Early studies in animal models of Parkinson’s found that GDNF revived dying dopamine neurons (the cells classically affected in Parkinson’s)(1)

Given the results of initial studies with GDNF (and other neurotrophic factors), clinical studies/trials were set up to test if similar effects would be seen in humans, notably a trial(2) led by Professor Steven Gill at Frenchay Hospital, Bristol in 2002. The results of this and other follow-up studies had positive outcomes but overall results of a larger subsequent trial in 2004 were inconsistent with earlier trials, and left questions about the potential of GDNF.

Some experts believed that the different procedures used to pump GDNF into the brain affected the results of certain studies. The Cure Parkinson’s Trust, keen to progress the potential of GDNF for people with Parkinson’s, funded the development of a pioneering 'convection enhanced delivery’ mechanism (CED) to deliver the large GDNF molecule with pin-point accuracy into the mid-brain.

CPT, led by late President and Co-founder Tom Isaacs, supported the development of the recent GDNF trial from the novel pin-point precision delivery mechanism to the recent Bristol study (2017) to test whether GDNF would show any potential benefit as a disease modifying treatment for Parkinson’s.

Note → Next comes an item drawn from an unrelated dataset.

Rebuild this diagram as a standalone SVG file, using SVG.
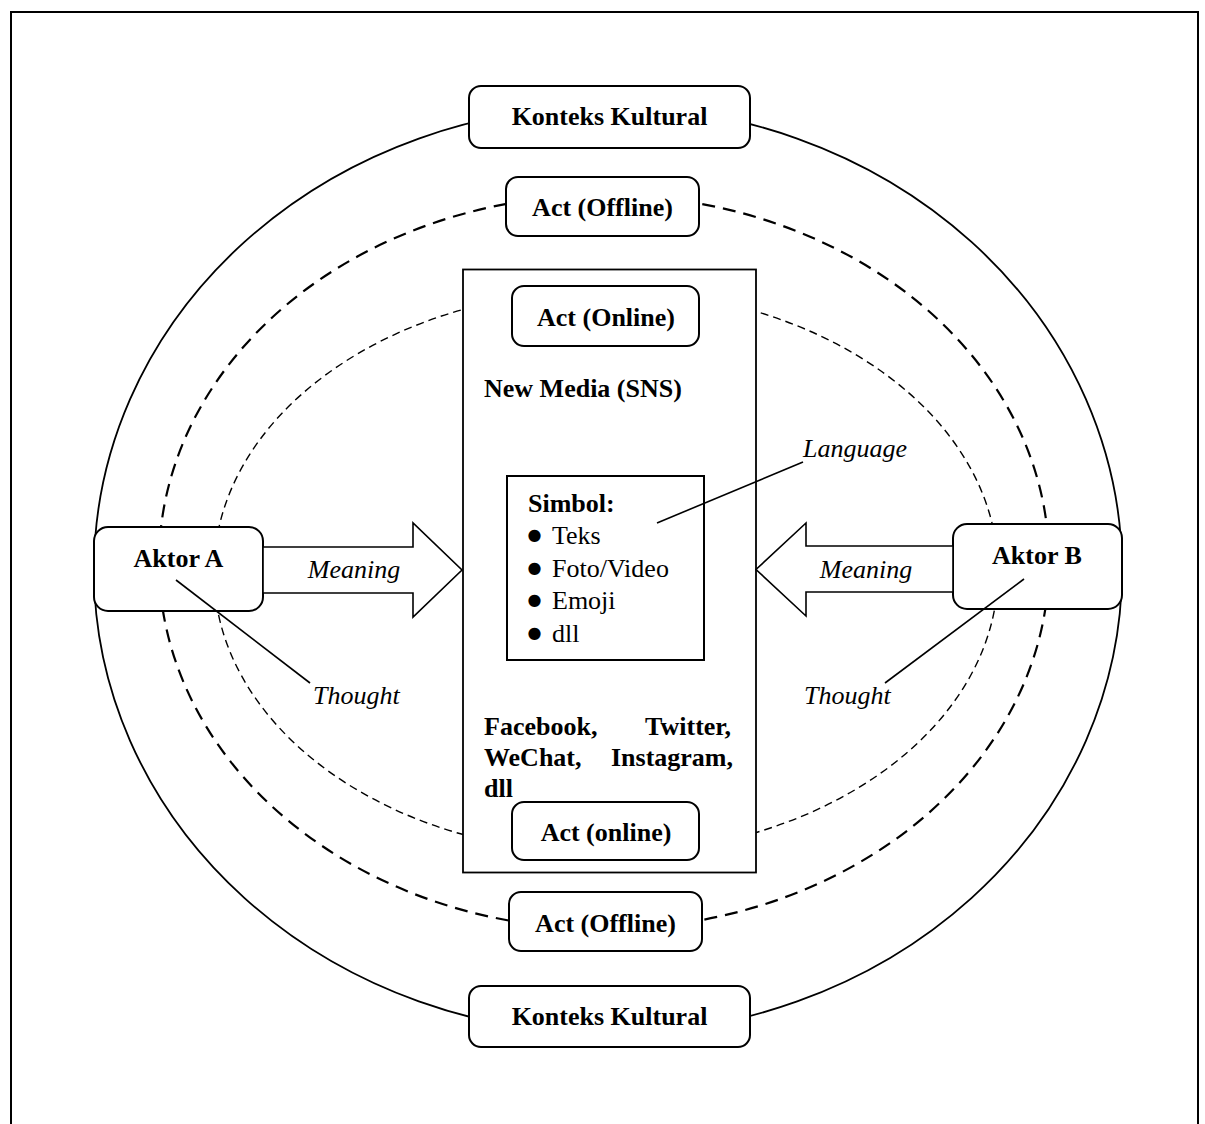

This trial took place in Bristol under the leadership of Professor Steven Gill and Consultant Neurologist Alan Whone. The Bristol trial participants had the CED mechanism carefully placed into their brains connected to a small port behind the ear. The trial was lengthy and involved three stages:

1) a placebo controlled pilot study of 6 people.
2) a nine-month placebo controlled clinical trial involving 36 people plus the 6 pilot study people.
3) a nine-month open label extension, where all people received GDNF.

Note: By the end of all parts of the study, the placebo group had received GDNF for only nine months, whereas those on GDNF for the first nine months received GDNF for a total of 18 months. Those on the pilot study received GDNF beyond 18 months.

The clinical trial was completed in February 2017 and we now expect the full results to be shared on 27th February 2019.

Follow nine participants on their GDNF trial journey in the upcoming BBC documentary: 'The Parkinson's Drug Trial: A Miracle Cure?' on BBC 2 9.00pm 28th February featuring our late co-founder Tom Isaacs.

This innovative trial would not have been possible without the commitment of the incredible participants, and the trial has seen excellent collaboration between the inspirational teams at Southmead Hospital Bristol, MedGenesis, Renishaw, Michael J Fox Foundation, Parkinson's UK and The Cure Parkinson's Trust along with many generous supporters.